§ Instructions to follow:
Every line below is to be copied exactly, with the pictures left out.

§ Given records:
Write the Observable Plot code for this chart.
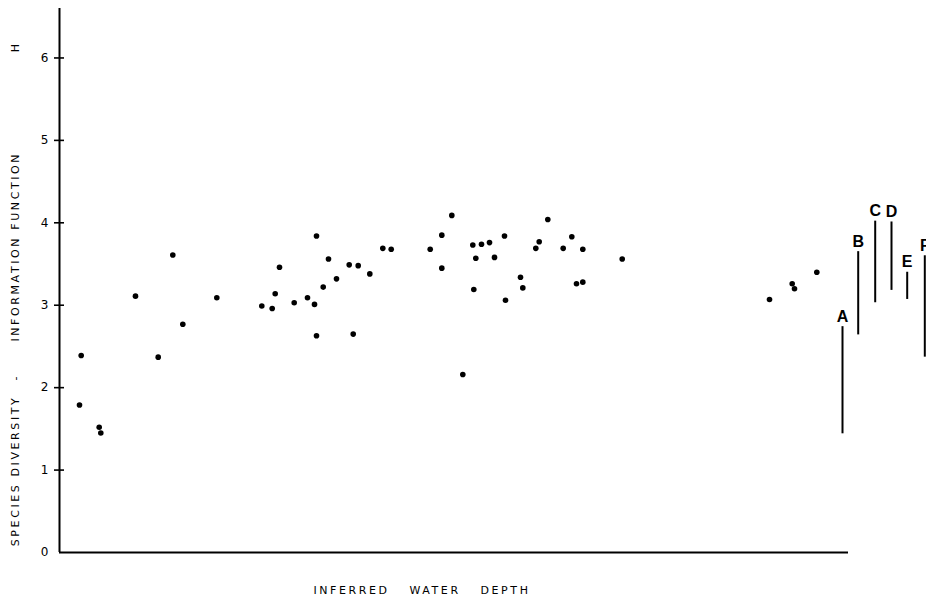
<!DOCTYPE html>
<html>
<head>
<meta charset="utf-8">
<script src="https://cdn.jsdelivr.net/npm/d3@7"></script>
<script src="https://cdn.jsdelivr.net/npm/@observablehq/plot@0.6"></script>
<style>
  body { margin: 0; background: #fff; }
  svg { display: block; }
</style>
</head>
<body>
<div id="chart"></div>
<script>
// Relative inferred water depth (arbitrary units, no scale given)
const depth = [21.7, 20, 39.7, 41.3, 76, 113.3, 98.7, 123.3, 157.3, 202.3, 212.7, 215.7, 220, 234.7, 248, 255, 257, 257, 263.7, 269, 277, 289.7, 298.7, 293.7, 310.3, 323.3, 331.7, 370.7, 382.3, 382.3, 392.3, 403.3, 413.3, 416.3, 422, 430, 435, 414.3, 445, 446, 461, 463.3, 476.3, 479.7, 488.3, 503.7, 512.3, 523.3, 517, 523.3, 562.7, 710, 732.7, 735, 757.3];
// Species diversity H
const diversity = [2.39, 1.79, 1.52, 1.45, 3.11, 3.61, 2.37, 2.77, 3.09, 2.99, 2.96, 3.14, 3.46, 3.03, 3.09, 3.01, 3.84, 2.63, 3.22, 3.56, 3.32, 3.49, 3.48, 2.65, 3.38, 3.69, 3.68, 3.68, 3.85, 3.45, 4.09, 2.16, 3.73, 3.57, 3.74, 3.76, 3.58, 3.19, 3.84, 3.06, 3.34, 3.21, 3.69, 3.77, 4.04, 3.69, 3.83, 3.68, 3.26, 3.28, 3.56, 3.07, 3.26, 3.20, 3.40];
// Range bars A–F
const rangeLabels = ["A", "B", "C", "D", "E", "F"];
const rangeDepth = [783, 798.7, 815.7, 832, 847.7, 865.3];
const rangeLow = [1.44, 2.64, 3.03, 3.18, 3.07, 2.37];
const rangeHigh = [2.74, 3.65, 4.02, 4.01, 3.40, 3.60];
const yTicks = [0, 1, 2, 3, 4, 5, 6];

const points = depth.map((d, i) => ({x: d, y: diversity[i]}));
const ranges = rangeLabels.map((l, i) => ({label: l, x: rangeDepth[i], lo: rangeLow[i], hi: rangeHigh[i]}));
const ticks = yTicks.map(v => ({v}));
const crossTicks = yTicks.filter(v => v > 0);
const axisEnd = 789;

const font = "'DejaVu Sans', 'Liberation Sans', sans-serif";

const chart = Plot.plot({
  width: 926,
  height: 599,
  marginLeft: 59,
  marginRight: 0,
  marginTop: 8,
  marginBottom: 47,
  style: {fontFamily: font, background: "#fff", color: "#000"},
  x: {domain: [0, 867], axis: null},
  y: {domain: [0, 6.6], axis: null},
  marks: [
    // axes lines
    Plot.ruleX([0], {y1: 0, y2: 6.6, stroke: "#000", strokeWidth: 2}),
    Plot.ruleY([0], {x1: 0, x2: axisEnd, stroke: "#000", strokeWidth: 2}),
    // tick crosses (outer half and inner half)
    Plot.axisY(crossTicks, {anchor: "left", tickSize: 5, tickFormat: () => "", strokeWidth: 1.6, stroke: "#000"}),
    Plot.axisY(crossTicks, {anchor: "left", tickSize: -5, tickFormat: () => "", strokeWidth: 1.6, stroke: "#000"}),
    Plot.text(ticks, {y: "v", x: 0, text: d => String(d.v), dx: -15, textAnchor: "middle", fontSize: 12, fill: "#000"}),
    // y label
    Plot.text(["SPECIES DIVERSITY"], {x: -44, y: 0.99, text: d => d, rotate: -90, fontSize: 11, fill: "#000"}),
    Plot.text(["-"], {x: -44, y: 2.11, text: d => d, rotate: -90, fontSize: 11, fill: "#000"}),
    Plot.text(["INFORMATION FUNCTION"], {x: -44, y: 3.71, text: d => d, rotate: -90, fontSize: 11, fill: "#000"}),
    Plot.text(["H"], {x: -44, y: 6.12, text: d => d, rotate: -90, fontSize: 11, fill: "#000"}),
    // x label
    Plot.text(["INFERRED"], {x: 292, y: 0, dy: 38, text: d => d, fontSize: 11, fill: "#000"}),
    Plot.text(["WATER"], {x: 375.5, y: 0, dy: 38, text: d => d, fontSize: 11, fill: "#000"}),
    Plot.text(["DEPTH"], {x: 446, y: 0, dy: 38, text: d => d, fontSize: 11, fill: "#000"}),
    // data points
    Plot.dot(points, {x: "x", y: "y", r: 2.8, fill: "#000", stroke: "none"}),
    // range bars
    Plot.ruleX(ranges, {x: "x", y1: "lo", y2: "hi", stroke: "#000", strokeWidth: 2}),
    Plot.text(ranges, {x: "x", y: "hi", text: "label", dy: -10, fontSize: 16, fontWeight: "bold", fill: "#000", fontFamily: "'Liberation Sans', Arial, sans-serif"})
  ]
});
// letter-spacing for the spaced-out axis titles
d3.select(chart).selectAll("text").each(function() {
  const t = this.textContent;
  if (t.length > 1) this.setAttribute("letter-spacing", "2.6px");
});
document.getElementById("chart").appendChild(chart);
</script>
</body>
</html>
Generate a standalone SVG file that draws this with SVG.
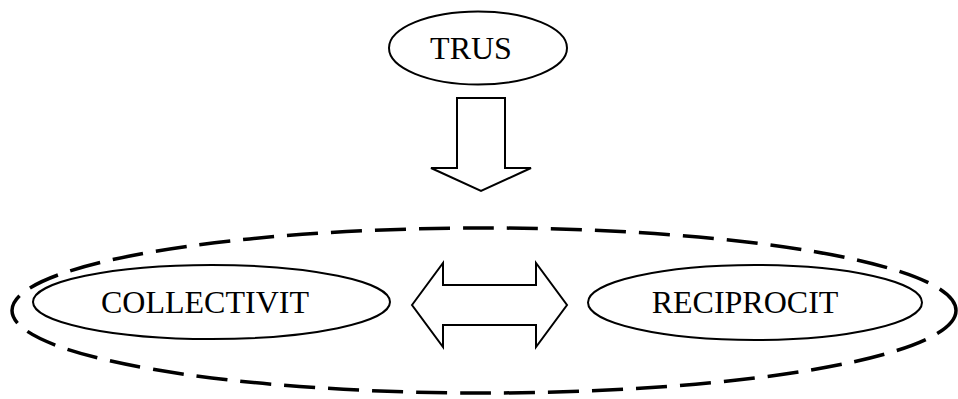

§ Problem solution:
Write the Observable Plot code for this chart.
<!DOCTYPE html>
<html>
<head>
<meta charset="utf-8">
<script src="https://cdn.jsdelivr.net/npm/d3@7"></script>
<script src="https://cdn.jsdelivr.net/npm/@observablehq/plot@0.6"></script>
<style>
  body { margin: 0; background: #fff; }
  svg { display: block; }
</style>
</head>
<body>
<div id="chart"></div>
<script>
// Relative inferred water depth (arbitrary units, no scale given)
const depth = [21.7, 20, 39.7, 41.3, 76, 113.3, 98.7, 123.3, 157.3, 202.3, 212.7, 215.7, 220, 234.7, 248, 255, 257, 257, 263.7, 269, 277, 289.7, 298.7, 293.7, 310.3, 323.3, 331.7, 370.7, 382.3, 382.3, 392.3, 403.3, 413.3, 416.3, 422, 430, 435, 414.3, 445, 446, 461, 463.3, 476.3, 479.7, 488.3, 503.7, 512.3, 523.3, 517, 523.3, 562.7, 710, 732.7, 735, 757.3];
// Species diversity H
const diversity = [2.39, 1.79, 1.52, 1.45, 3.11, 3.61, 2.37, 2.77, 3.09, 2.99, 2.96, 3.14, 3.46, 3.03, 3.09, 3.01, 3.84, 2.63, 3.22, 3.56, 3.32, 3.49, 3.48, 2.65, 3.38, 3.69, 3.68, 3.68, 3.85, 3.45, 4.09, 2.16, 3.73, 3.57, 3.74, 3.76, 3.58, 3.19, 3.84, 3.06, 3.34, 3.21, 3.69, 3.77, 4.04, 3.69, 3.83, 3.68, 3.26, 3.28, 3.56, 3.07, 3.26, 3.20, 3.40];
// Range bars A–F
const rangeLabels = ["A", "B", "C", "D", "E", "F"];
const rangeDepth = [783, 798.7, 815.7, 832, 847.7, 865.3];
const rangeLow = [1.44, 2.64, 3.03, 3.18, 3.07, 2.37];
const rangeHigh = [2.74, 3.65, 4.02, 4.01, 3.40, 3.60];
const yTicks = [0, 1, 2, 3, 4, 5, 6];

const points = depth.map((d, i) => ({x: d, y: diversity[i]}));
const ranges = rangeLabels.map((l, i) => ({label: l, x: rangeDepth[i], lo: rangeLow[i], hi: rangeHigh[i]}));
const ticks = yTicks.map(v => ({v}));
const crossTicks = yTicks.filter(v => v > 0);
const axisEnd = 789;

const font = "'DejaVu Sans', 'Liberation Sans', sans-serif";

const chart = Plot.plot({
  width: 926,
  height: 599,
  marginLeft: 59,
  marginRight: 0,
  marginTop: 8,
  marginBottom: 47,
  style: {fontFamily: font, background: "#fff", color: "#000"},
  x: {domain: [0, 867], axis: null},
  y: {domain: [0, 6.6], axis: null},
  marks: [
    // axes lines
    Plot.ruleX([0], {y1: 0, y2: 6.6, stroke: "#000", strokeWidth: 2}),
    Plot.ruleY([0], {x1: 0, x2: axisEnd, stroke: "#000", strokeWidth: 2}),
    // tick crosses (outer half and inner half)
    Plot.axisY(crossTicks, {anchor: "left", tickSize: 5, tickFormat: () => "", strokeWidth: 1.6, stroke: "#000"}),
    Plot.axisY(crossTicks, {anchor: "left", tickSize: -5, tickFormat: () => "", strokeWidth: 1.6, stroke: "#000"}),
    Plot.text(ticks, {y: "v", x: 0, text: d => String(d.v), dx: -15, textAnchor: "middle", fontSize: 12, fill: "#000"}),
    // y label
    Plot.text(["SPECIES DIVERSITY"], {x: -44, y: 0.99, text: d => d, rotate: -90, fontSize: 11, fill: "#000"}),
    Plot.text(["-"], {x: -44, y: 2.11, text: d => d, rotate: -90, fontSize: 11, fill: "#000"}),
    Plot.text(["INFORMATION FUNCTION"], {x: -44, y: 3.71, text: d => d, rotate: -90, fontSize: 11, fill: "#000"}),
    Plot.text(["H"], {x: -44, y: 6.12, text: d => d, rotate: -90, fontSize: 11, fill: "#000"}),
    // x label
    Plot.text(["INFERRED"], {x: 292, y: 0, dy: 38, text: d => d, fontSize: 11, fill: "#000"}),
    Plot.text(["WATER"], {x: 375.5, y: 0, dy: 38, text: d => d, fontSize: 11, fill: "#000"}),
    Plot.text(["DEPTH"], {x: 446, y: 0, dy: 38, text: d => d, fontSize: 11, fill: "#000"}),
    // data points
    Plot.dot(points, {x: "x", y: "y", r: 2.8, fill: "#000", stroke: "none"}),
    // range bars
    Plot.ruleX(ranges, {x: "x", y1: "lo", y2: "hi", stroke: "#000", strokeWidth: 2}),
    Plot.text(ranges, {x: "x", y: "hi", text: "label", dy: -10, fontSize: 16, fontWeight: "bold", fill: "#000", fontFamily: "'Liberation Sans', Arial, sans-serif"})
  ]
});
// letter-spacing for the spaced-out axis titles
d3.select(chart).selectAll("text").each(function() {
  const t = this.textContent;
  if (t.length > 1) this.setAttribute("letter-spacing", "2.6px");
});
document.getElementById("chart").appendChild(chart);
</script>
</body>
</html>
Generate a standalone SVG file that draws this with SVG.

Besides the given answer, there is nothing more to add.